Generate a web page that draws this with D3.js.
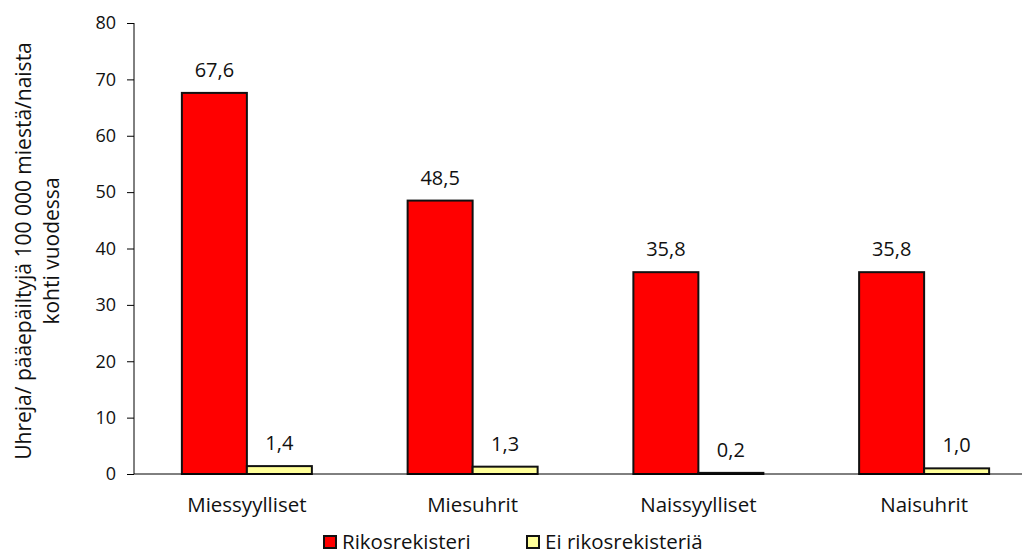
<!DOCTYPE html>
<html>
<head>
<meta charset="utf-8">
<script src="https://cdn.jsdelivr.net/npm/d3@7"></script>
<style>
  body { margin: 0; background: #fff; }
  svg { display: block; font-family: "Open Sans", sans-serif; }
</style>
</head>
<body>
<div id="chart"></div>
<script>
const categories = ["Miessyylliset", "Miesuhrit", "Naissyylliset", "Naisuhrit"];
const seriesNames = ["Rikosrekisteri", "Ei rikosrekisteriä"];
const rikosrekisteri = [67.6, 48.5, 35.8, 35.8];
const eiRikosrekisteria = [1.4, 1.3, 0.2, 1.0];
const yTicks = [0, 10, 20, 30, 40, 50, 60, 70, 80];
const colors = ["#ff0000", "#ffff99"];

const W = 1022, H = 554;
const margin = { top: 23, left: 134, bottom: 80 };
const plotBottom = H - margin.bottom;

const rows = categories.map((c, i) => ({
  cat: c,
  vals: [rikosrekisteri[i], eiRikosrekisteria[i]]
}));

const svg = d3.select("#chart").append("svg")
  .attr("width", W).attr("height", H);

const x = d3.scaleBand().domain(categories).range([margin.left, 1037]).padding(0);
const x1 = d3.scaleBand().domain(seriesNames).range([0, 130]);
const pairOffset = (x.bandwidth() - 130) / 2;
const y = d3.scaleLinear().domain([0, 80]).range([plotBottom, margin.top]);

const fmt = v => d3.format(".1f")(v).replace(".", ",");

// y axis
const yAxis = svg.append("g")
  .attr("transform", `translate(${margin.left},0)`)
  .call(d3.axisLeft(y).tickValues(yTicks).tickSize(7).tickPadding(11).tickFormat(d3.format("d")));
yAxis.select(".domain").attr("d", `M0,${y(80)}V${y(0)}`).attr("stroke", "#000");
yAxis.selectAll("line").attr("stroke", "#000");
yAxis.selectAll("text").attr("font-size", 18).attr("fill", "#111")
  .attr("font-family", "Open Sans, sans-serif");

// bars
const groups = svg.append("g").selectAll("g")
  .data(rows).join("g")
  .attr("transform", d => `translate(${x(d.cat) + pairOffset},0)`);

groups.selectAll("rect")
  .data(d => d.vals.map((v, i) => ({ v, i })))
  .join("rect")
  .attr("x", d => x1(seriesNames[d.i]))
  .attr("y", d => y(d.v))
  .attr("width", x1.bandwidth())
  .attr("height", d => y(0) - y(d.v))
  .attr("fill", d => colors[d.i])
  .attr("stroke", "#111")
  .attr("stroke-width", 2);

groups.selectAll("text")
  .data(d => d.vals.map((v, i) => ({ v, i })))
  .join("text")
  .attr("x", d => x1(seriesNames[d.i]) + x1.bandwidth() / 2)
  .attr("y", d => y(d.v) - 16)
  .attr("text-anchor", "middle")
  .attr("font-size", 20)
  .attr("fill", "#111")
  .text(d => fmt(d.v));

// x axis line
svg.append("line")
  .attr("x1", margin.left).attr("x2", W)
  .attr("y1", y(0)).attr("y2", y(0))
  .attr("stroke", "#000");

svg.append("g").selectAll("text")
  .data(categories).join("text")
  .attr("x", d => x(d) + x.bandwidth() / 2)
  .attr("y", plotBottom + 38)
  .attr("text-anchor", "middle")
  .attr("font-size", 20.5)
  .attr("fill", "#111")
  .text(d => d);

// y label
const yl = svg.append("text")
  .attr("transform", "translate(0,251) rotate(-90)")
  .attr("text-anchor", "middle")
  .attr("font-size", 21)
  .attr("fill", "#111");
yl.append("tspan").attr("x", 0).attr("y", 31).text("Uhreja/ pääepäiltyjä 100 000 miestä/naista");
yl.append("tspan").attr("x", 0).attr("y", 59).text("kohti vuodessa");

// legend
const legendX = [323, 526];
const lg = svg.append("g").selectAll("g")
  .data(seriesNames).join("g")
  .attr("transform", (d, i) => `translate(${legendX[i]},535)`);
lg.append("rect")
  .attr("x", 1).attr("y", 1)
  .attr("width", 12).attr("height", 12)
  .attr("fill", (d, i) => colors[i])
  .attr("stroke", "#111").attr("stroke-width", 2);
lg.append("text")
  .attr("x", 19).attr("y", 14)
  .attr("font-size", 20.5)
  .attr("fill", "#111")
  .text(d => d);
</script>
</body>
</html>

= GIVEN INSTRUCTION =
Leave out the pictures. Transcribe only the lines above, from the first through the one that contains "const plotBottom = H - margin.bottom;".

= TASK SOLUTION =
Generate a web page that draws this with D3.js.
<!DOCTYPE html>
<html>
<head>
<meta charset="utf-8">
<script src="https://cdn.jsdelivr.net/npm/d3@7"></script>
<style>
  body { margin: 0; background: #fff; }
  svg { display: block; font-family: "Open Sans", sans-serif; }
</style>
</head>
<body>
<div id="chart"></div>
<script>
const categories = ["Miessyylliset", "Miesuhrit", "Naissyylliset", "Naisuhrit"];
const seriesNames = ["Rikosrekisteri", "Ei rikosrekisteriä"];
const rikosrekisteri = [67.6, 48.5, 35.8, 35.8];
const eiRikosrekisteria = [1.4, 1.3, 0.2, 1.0];
const yTicks = [0, 10, 20, 30, 40, 50, 60, 70, 80];
const colors = ["#ff0000", "#ffff99"];

const W = 1022, H = 554;
const margin = { top: 23, left: 134, bottom: 80 };
const plotBottom = H - margin.bottom;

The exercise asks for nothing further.